The above example shows how to process the file line-by-line; this is the most memory-efficient way which allows you to process data files of any size. The expression lazy_lines = (line.replace('\0', '') for line in in_file) is a Generator which makes sure that Null characters are properly handled. It is also important to use encoding='utf-8' when reading and writing files.

Example 2 – Using Lists

The following piece of code reads a table with some of its columns from the source.csv input mapping file into the row list of strings.
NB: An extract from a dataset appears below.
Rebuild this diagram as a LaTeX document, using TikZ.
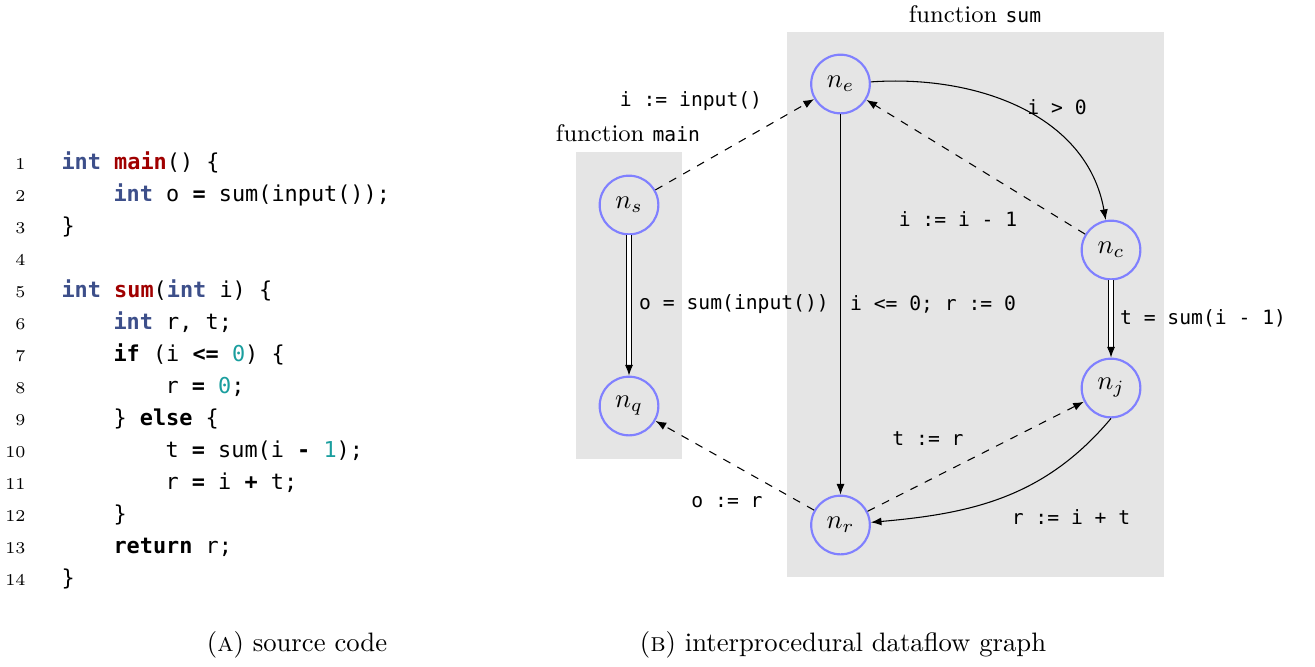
\documentclass[tikz,border=0pt]{standalone}
\usepackage{fontspec}
\setmonofont[Scale=0.82]{DejaVu Sans Mono}
\usetikzlibrary{arrows.meta}
\definecolor{kwblue}{RGB}{61,79,138}
\definecolor{fnred}{RGB}{160,0,0}
\definecolor{numteal}{RGB}{26,158,158}
\newcommand{\kwtype}[1]{\textbf{\color{kwblue}#1}}
\newcommand{\kwfun}[1]{\textbf{\color{fnred}#1}}
\newcommand{\kwnum}[1]{{\color{numteal}#1}}
\begin{document}
\begin{tikzpicture}[x=0.375pt, y=-0.375pt,
  vnode/.style={circle, draw=blue!50, line width=0.8pt, minimum size=22pt, inner sep=0pt},
  code/.style={anchor=base west, font=\ttfamily, inner sep=0pt},
  lineno/.style={anchor=base east, font=\fontsize{6.2}{7}\selectfont, inner sep=0pt},
  lbl/.style={font=\small\ttfamily, inner sep=1pt},
  flow/.style={-{Latex[length=4pt,width=3pt]}},
  bind/.style={flow, dashed},
  callret/.style={flow, double, double distance=1.2pt}]

\useasboundingbox (0,0) rectangle (1315,666);

\foreach \n in {1,...,14}
  \node[lineno] (ln\n) at (26,{137+32*\n}) {\n};

\node[code] (c1)  at (61,169)  {\kwtype{int} \kwfun{main}() \{};
\node[code] (c2)  at (113,201) {\kwtype{int} o \textbf{=} sum(input());};
\node[code] (c3)  at (61,233)  {\}};
\node[code] (c5)  at (61,297)  {\kwtype{int} \kwfun{sum}(\kwtype{int} i) \{};
\node[code] (c6)  at (113,329) {\kwtype{int} r, t;};
\node[code] (c7)  at (113,361) {\textbf{if} (i \textbf{<=} \kwnum{0}) \{};
\node[code] (c8)  at (165,393) {r \textbf{=} \kwnum{0};};
\node[code] (c9)  at (113,425) {\} \textbf{else} \{};
\node[code] (c10) at (165,457) {t \textbf{=} sum(i \textbf{-} \kwnum{1});};
\node[code] (c11) at (165,489) {r \textbf{=} i \textbf{+} t;};
\node[code] (c12) at (113,521) {\}};
\node[code] (c13) at (113,553) {\textbf{return} r;};
\node[code] (c14) at (61,585)  {\}};

\fill[gray!20] (576,152) rectangle (682,459);
\fill[gray!20] (787,32) rectangle (1164,577);
\node (tmain) at (628,133) {\small function \texttt{main}};
\node (tsum) at (975,14) {\small function \texttt{sum}};

\node[vnode] (ns) at (629,205) {$n_s$};
\node[vnode] (nq) at (629,406) {$n_q$};
\node[vnode] (ne) at (840.5,84)  {$n_e$};
\node[vnode] (nc) at (1111,250) {$n_c$};
\node[vnode] (nj) at (1111,388) {$n_j$};
\node[vnode] (nr) at (840.5,525) {$n_r$};

\draw[bind] (ns) -- (ne);
\draw[callret] (ns) -- (nq);
\draw[flow] (ne) to[out=4,in=100] (nc);
\draw[bind] (nc) -- (ne);
\draw[flow] (ne) -- (nr);
\draw[callret] (nc) -- (nj);
\draw[bind] (nr) -- (nj);
\draw[flow] (nj.south) to[out=-130,in=5] (nr);
\draw[bind] (nr) -- (nq);

\node[lbl] (linput) at (691,101)  {i := input()};
\node[lbl] (lgt)    at (1057,107) {i > 0};
\node[lbl] (ldec)   at (958,219)  {i := i - 1};
\node[lbl] (lmain)  at (734,304)  {o = sum(input())};
\node[lbl] (lbase)  at (933,304)  {i <= 0; r := 0};
\node[lbl] (lcall)  at (1203,318) {t = sum(i - 1)};
\node[lbl] (lt)     at (928,439)  {t := r};
\node[lbl] (lo)     at (727,502)  {o := r};
\node[lbl] (ladd)   at (1071,517) {r := i + t};

\node (capa) at (297,645) {(\textsc{a}) source code};
\node (capb) at (843,645) {(\textsc{b}) interprocedural dataflow graph};

\end{tikzpicture}
\end{document}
It then adds ping to the first column and multiplies the second column by 42. After that, it saves the row to the result.csv output mapping file.

import csv

csvlt = '\n'
csvdel = ','
csvquo = '"'
with open('/data/in/tables/source.csv', mode='rt', encoding='utf-8') as in_file, open('/data/out/tables/result.csv', mode='wt', encoding='utf-8') as out_file:
    writer = csv.writer(out_file, lineterminator=csvlt, delimiter=csvdel, quotechar=csvquo)
    lazy_lines = (line.replace('\0', '') for line in in_file)
    reader = csv.reader(lazy_lines, lineterminator=csvlt, delimiter=csvdel, quotechar=csvquo)
    for row in reader:
        # do something and write row
        writer.writerow([row[0] + 'ping', int(row[1]) * 42])

Example 3 – Using CSV dialect

You can simplify the above code using our pre-installed Keboola dialect.

import csv

with open('/data/in/tables/source.csv', mode='rt', encoding='utf-8') as in_file, open('/data/out/tables/result.csv', mode='wt', encoding='utf-8') as out_file:
    lazy_lines = (line.replace('\0', '') for line in in_file)
    reader = csv.DictReader(lazy_lines, dialect='kbc')
    writer = csv.DictWriter(out_file, dialect='kbc', fieldnames=reader.fieldnames)
    writer.writeheader()
    for row in reader:
        # do something and write row
        writer.writerow({"first": row['first'] + 'ping', "second": int(row['second']) * 42})

The kbc dialect is automatically available in the transformation environment. If you want it in your local environment, it is defined as csv.register_dialect('kbc', lineterminator='\n', delimiter = ',', quotechar = '"').